━━━ Source data ━━━
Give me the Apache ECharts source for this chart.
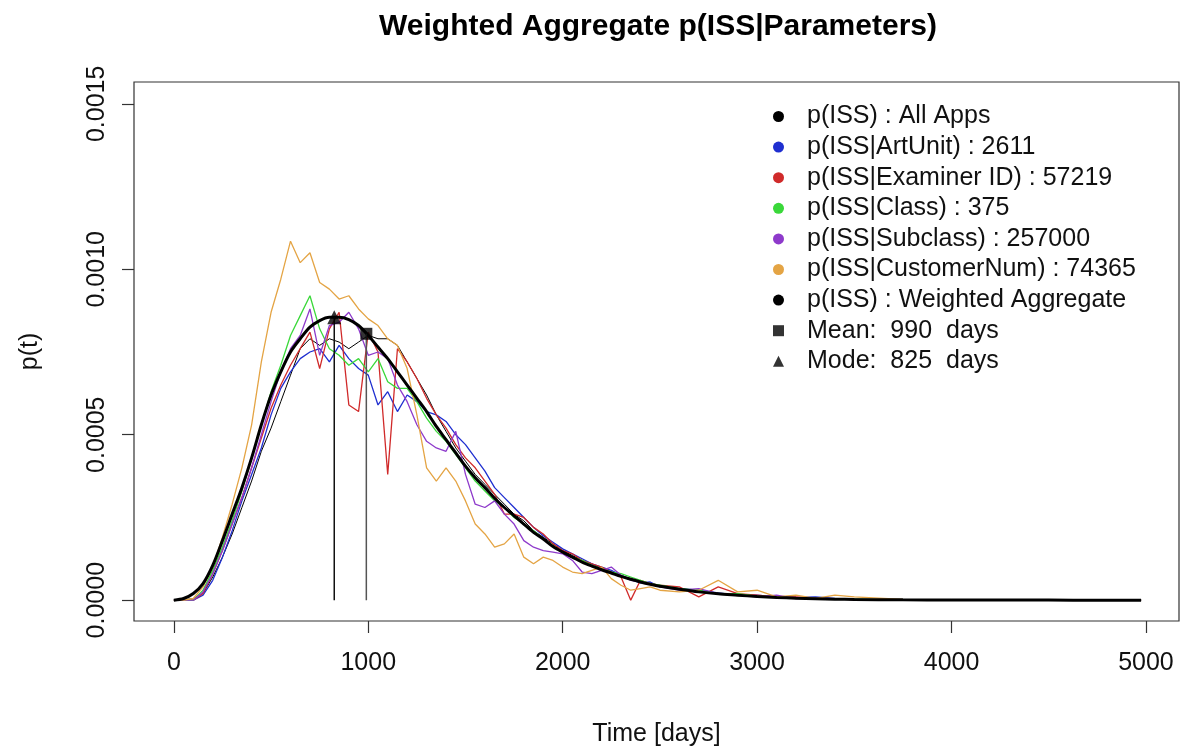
<!DOCTYPE html>
<html>
<head>
<meta charset="utf-8">
<script src="https://cdn.jsdelivr.net/npm/echarts@6/dist/echarts.min.js"></script>
<style>
html,body{margin:0;padding:0;background:#fff;}
#chart{width:1181px;height:752px;}
</style>
</head>
<body>
<div id="chart"></div>
<script>
// ---------------- data (p values in units of 1e-4) ----------------
const T = [0,50,100,150,200,250,300,350,400,450,500,550,600,650,700,750,800,850,900,950,
  1000,1050,1100,1150,1200,1250,1300,1350,1400,1450,1500,1550,1600,1650,1700,1750,1800,1850,1900,1950,
  2000,2050,2100,2150,2200,2250,2300,2350,2400,2450,2500,
  2600,2700,2800,2900,3000,3100,3200,3300,3400,3500,
  3750,4000,4250,4500,4750,4975];

const pWeighted = [0,0.05,0.2,0.5,1.05,1.8,2.6,3.4,4.3,5.3,6.2,6.9,7.5,7.9,8.25,8.45,8.55,8.55,8.48,8.3,
  8.0,7.65,7.3,6.9,6.5,6.1,5.7,5.25,4.85,4.45,4.05,3.7,3.4,3.08,2.8,2.55,2.3,2.05,1.85,1.62,
  1.45,1.3,1.15,1.03,0.92,0.82,0.72,0.63,0.55,0.48,0.42,
  0.33,0.25,0.19,0.15,0.11,0.08,0.06,0.045,0.03,0.02,
  0.01,0.005,0.002,0.001,0,0];

const pAllApps = [0,0,0.05,0.2,0.7,1.3,2.0,2.8,3.6,4.5,5.2,6.0,6.8,7.6,7.9,7.7,7.9,7.8,7.6,7.8,
  8.0,7.9,7.9,7.7,7.2,6.7,6.2,5.6,5.1,4.6,4.2,3.8,3.5,3.2,2.9,2.6,2.4,2.1,1.9,1.7,
  1.5,1.35,1.2,1.1,0.95,0.85,0.75,0.65,0.55,0.5,0.43,
  0.35,0.27,0.2,0.16,0.12,0.09,0.07,0.05,0.04,0.03,
  0.01,0.005,0,0,0,0];

const pArtUnit = [0,0,0,0.15,0.6,1.3,2.1,3.0,3.8,4.6,5.6,6.4,6.9,7.3,7.5,7.6,7.2,7.7,7.3,7.0,
  6.8,5.9,6.3,5.7,6.2,6.0,5.7,5.6,5.4,5.0,4.7,4.3,3.9,3.4,3.1,2.8,2.5,2.2,1.95,1.75,
  1.55,1.4,1.25,1.1,1.0,0.9,0.75,0.62,0.52,0.55,0.4,
  0.35,0.3,0.22,0.15,0.15,0.1,0.08,0.1,0.05,0.03,
  0.01,0,0,0,0,0];

const pExaminer = [0,0,0,0.2,0.8,1.5,2.3,3.1,4.0,4.9,5.8,6.5,7.1,7.6,8.1,7.0,8.2,8.7,5.9,5.7,
  8.1,7.5,3.8,7.6,7.2,6.7,6.1,5.6,5.2,4.7,4.3,4.0,3.6,3.2,2.6,2.6,2.5,2.2,2.0,1.7,
  1.5,1.4,1.2,1.1,1.0,0.85,0.7,0.0,0.6,0.5,0.45,
  0.4,0.1,0.4,0.2,0.15,0.1,0.1,0.05,0.04,0.02,
  0,0,0,0,0,0];

const pClass = [0,0,0,0.3,0.9,1.6,2.4,3.3,4.3,5.3,6.3,7.1,8.0,8.6,9.2,8.2,7.6,7.4,7.1,7.3,
  6.9,7.3,6.6,6.4,6.4,6.0,5.5,5.1,4.8,4.4,4.0,3.6,3.3,3.0,2.8,2.5,2.3,2.1,1.85,1.65,
  1.45,1.3,1.2,1.05,0.95,0.85,0.8,0.7,0.6,0.5,0.45,
  0.35,0.3,0.2,0.2,0.12,0.1,0.07,0.05,0.04,0.03,
  0.01,0,0,0,0,0];

const pSubclass = [0,0,0,0.25,0.8,1.5,2.3,3.1,4.0,5.0,6.0,6.9,7.6,8.0,8.8,7.4,8.3,8.4,8.7,8.2,
  7.4,7.5,7.3,6.5,6.0,5.3,4.8,4.6,4.5,5.1,3.8,2.9,2.8,3.0,2.6,2.3,1.8,1.6,1.5,1.45,
  1.4,1.2,0.85,0.8,0.9,1.0,0.75,0.6,0.55,0.5,0.4,
  0.3,0.35,0.2,0.15,0.1,0.15,0.05,0.05,0.04,0.02,
  0,0,0,0,0,0];

const pCustomer = [0,0,0.05,0.4,1.0,1.9,2.9,4.0,5.3,7.2,8.7,9.7,10.85,10.2,10.5,9.6,9.4,9.1,9.2,8.8,
  8.5,8.3,7.9,7.7,7.0,5.6,4.0,3.6,4.0,3.6,3.0,2.3,2.0,1.6,1.7,2.0,1.3,1.1,1.3,1.2,
  1.0,0.85,0.8,0.9,1.0,0.65,0.45,0.3,0.35,0.4,0.3,
  0.25,0.3,0.6,0.25,0.3,0.1,0.15,0.05,0.15,0.1,
  0.02,0,0,0,0,0];

const UNIT = 1e-4;
const meanDay = 990, meanP = 8.05;
const modeDay = 825, modeP = 8.55;

const seriesNames = [
  'p(ISS) : All Apps',
  'p(ISS|ArtUnit) : 2611',
  'p(ISS|Examiner ID) : 57219',
  'p(ISS|Class) : 375',
  'p(ISS|Subclass) : 257000',
  'p(ISS|CustomerNum) : 74365',
  'p(ISS) : Weighted Aggregate',
  'Mean:  990  days',
  'Mode:  825  days'
];
const xTicks = [0, 1000, 2000, 3000, 4000, 5000];
const yTicks = [0, 0.0005, 0.0010, 0.0015];

// ---------------- chart ----------------
const FONT = '"Liberation Sans", Arial, Helvetica, sans-serif';
const pairs = arr => T.map((t, i) => [t, arr[i] * UNIT]);

const colored = [
  {name: seriesNames[1], data: pArtUnit,  color: '#1f2fd0'},
  {name: seriesNames[2], data: pExaminer, color: '#d02a2a'},
  {name: seriesNames[3], data: pClass,    color: '#3ad83a'},
  {name: seriesNames[4], data: pSubclass, color: '#8e3acb'},
  {name: seriesNames[5], data: pCustomer, color: '#e4a444'}
];

const series = [];
series.push({
  name: seriesNames[0], type: 'line', data: pairs(pAllApps), showSymbol: false,
  color: '#000', itemStyle: {color: '#000'}, lineStyle: {color: '#000', width: 1}, z: 2
});
colored.forEach(s => series.push({
  name: s.name, type: 'line', data: pairs(s.data), showSymbol: false,
  color: s.color, itemStyle: {color: s.color}, lineStyle: {color: s.color, width: 1.3}, z: 2
}));
series.push({
  name: seriesNames[6], type: 'line', data: pairs(pWeighted), showSymbol: false, smooth: 0.3,
  color: '#000', itemStyle: {color: '#000'}, lineStyle: {color: '#000', width: 3}, z: 4
});
series.push({
  name: 'modeLine', type: 'line', data: [[modeDay, 0], [modeDay, modeP * UNIT]], showSymbol: false,
  lineStyle: {color: '#111', width: 1.5}, z: 5
});
series.push({
  name: 'meanLine', type: 'line', data: [[meanDay, 0], [meanDay, meanP * UNIT]], showSymbol: false,
  lineStyle: {color: '#555', width: 1.5}, z: 5
});
series.push({
  name: seriesNames[7], type: 'scatter', data: [[meanDay, meanP * UNIT]], symbol: 'rect', symbolSize: 12,
  color: '#000', itemStyle: {color: '#000'}, z: 6
});
series.push({
  name: seriesNames[8], type: 'scatter', data: [[modeDay, modeP * UNIT]], symbol: 'triangle', symbolSize: 14,
  color: '#000', itemStyle: {color: '#000'}, z: 6
});

const legendIcons = ['circle','circle','circle','circle','circle','circle','circle','rect','triangle'];

const option = {
  animation: false,
  backgroundColor: '#fff',
  textStyle: {fontFamily: FONT},
  title: {
    text: 'Weighted Aggregate p(ISS|Parameters)',
    left: 658, top: 12, padding: 0, textAlign: 'center',
    textStyle: {fontFamily: FONT, fontSize: 30, fontWeight: 'bold', color: '#000'}
  },
  legend: {
    orient: 'vertical', left: 773, top: 104, padding: 0,
    itemWidth: 11, itemHeight: 11, itemGap: 5.6, selectedMode: false,
    textStyle: {fontFamily: FONT, fontSize: 25, lineHeight: 25, color: '#111', padding: [0, 0, 0, 18]},
    data: seriesNames.map((n, i) => ({name: n, icon: legendIcons[i]}))
  },
  grid: {
    left: 134, top: 82, width: 1045, height: 542,
    show: true, borderColor: '#333', borderWidth: 1.2, backgroundColor: 'transparent'
  },
  xAxis: {
    type: 'value', min: -205, max: 5170,
    name: 'Time [days]', nameLocation: 'middle', nameGap: 101,
    nameTextStyle: {fontFamily: FONT, fontSize: 25, color: '#111'},
    axisLine: {show: false, onZero: false},
    axisTick: {show: true, length: 12, customValues: xTicks, lineStyle: {color: '#333', width: 1.2}},
    axisLabel: {customValues: xTicks, margin: 30, fontFamily: FONT, fontSize: 25, color: '#111',
      formatter: v => String(v)},
    splitLine: {show: false}
  },
  yAxis: {
    type: 'value', min: -0.000063, max: 0.001566,
    name: 'p(t)', nameLocation: 'middle', nameGap: 91, nameRotate: 90,
    nameTextStyle: {fontFamily: FONT, fontSize: 25, color: '#111'},
    axisLine: {show: false, onZero: false},
    axisTick: {show: true, length: 12, customValues: yTicks, lineStyle: {color: '#333', width: 1.2}},
    axisLabel: {customValues: yTicks, rotate: 90, margin: 24, fontFamily: FONT, fontSize: 25, color: '#111',
      formatter: v => Number(v).toFixed(4)},
    splitLine: {show: false}
  },
  series: series
};

const chart = echarts.init(document.getElementById('chart'), null, {renderer: 'canvas'});
chart.setOption(option);
</script>
</body>
</html>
━━━
* **What you are asked to do**
From the first line of the listing above, repeat every line through the one holding "0.01,0.005,0,0,0,0];". Both ends count, and pictures stay out.

* **Written solution**
Give me the Apache ECharts source for this chart.
<!DOCTYPE html>
<html>
<head>
<meta charset="utf-8">
<script src="https://cdn.jsdelivr.net/npm/echarts@6/dist/echarts.min.js"></script>
<style>
html,body{margin:0;padding:0;background:#fff;}
#chart{width:1181px;height:752px;}
</style>
</head>
<body>
<div id="chart"></div>
<script>
// ---------------- data (p values in units of 1e-4) ----------------
const T = [0,50,100,150,200,250,300,350,400,450,500,550,600,650,700,750,800,850,900,950,
  1000,1050,1100,1150,1200,1250,1300,1350,1400,1450,1500,1550,1600,1650,1700,1750,1800,1850,1900,1950,
  2000,2050,2100,2150,2200,2250,2300,2350,2400,2450,2500,
  2600,2700,2800,2900,3000,3100,3200,3300,3400,3500,
  3750,4000,4250,4500,4750,4975];

const pWeighted = [0,0.05,0.2,0.5,1.05,1.8,2.6,3.4,4.3,5.3,6.2,6.9,7.5,7.9,8.25,8.45,8.55,8.55,8.48,8.3,
  8.0,7.65,7.3,6.9,6.5,6.1,5.7,5.25,4.85,4.45,4.05,3.7,3.4,3.08,2.8,2.55,2.3,2.05,1.85,1.62,
  1.45,1.3,1.15,1.03,0.92,0.82,0.72,0.63,0.55,0.48,0.42,
  0.33,0.25,0.19,0.15,0.11,0.08,0.06,0.045,0.03,0.02,
  0.01,0.005,0.002,0.001,0,0];

const pAllApps = [0,0,0.05,0.2,0.7,1.3,2.0,2.8,3.6,4.5,5.2,6.0,6.8,7.6,7.9,7.7,7.9,7.8,7.6,7.8,
  8.0,7.9,7.9,7.7,7.2,6.7,6.2,5.6,5.1,4.6,4.2,3.8,3.5,3.2,2.9,2.6,2.4,2.1,1.9,1.7,
  1.5,1.35,1.2,1.1,0.95,0.85,0.75,0.65,0.55,0.5,0.43,
  0.35,0.27,0.2,0.16,0.12,0.09,0.07,0.05,0.04,0.03,
  0.01,0.005,0,0,0,0];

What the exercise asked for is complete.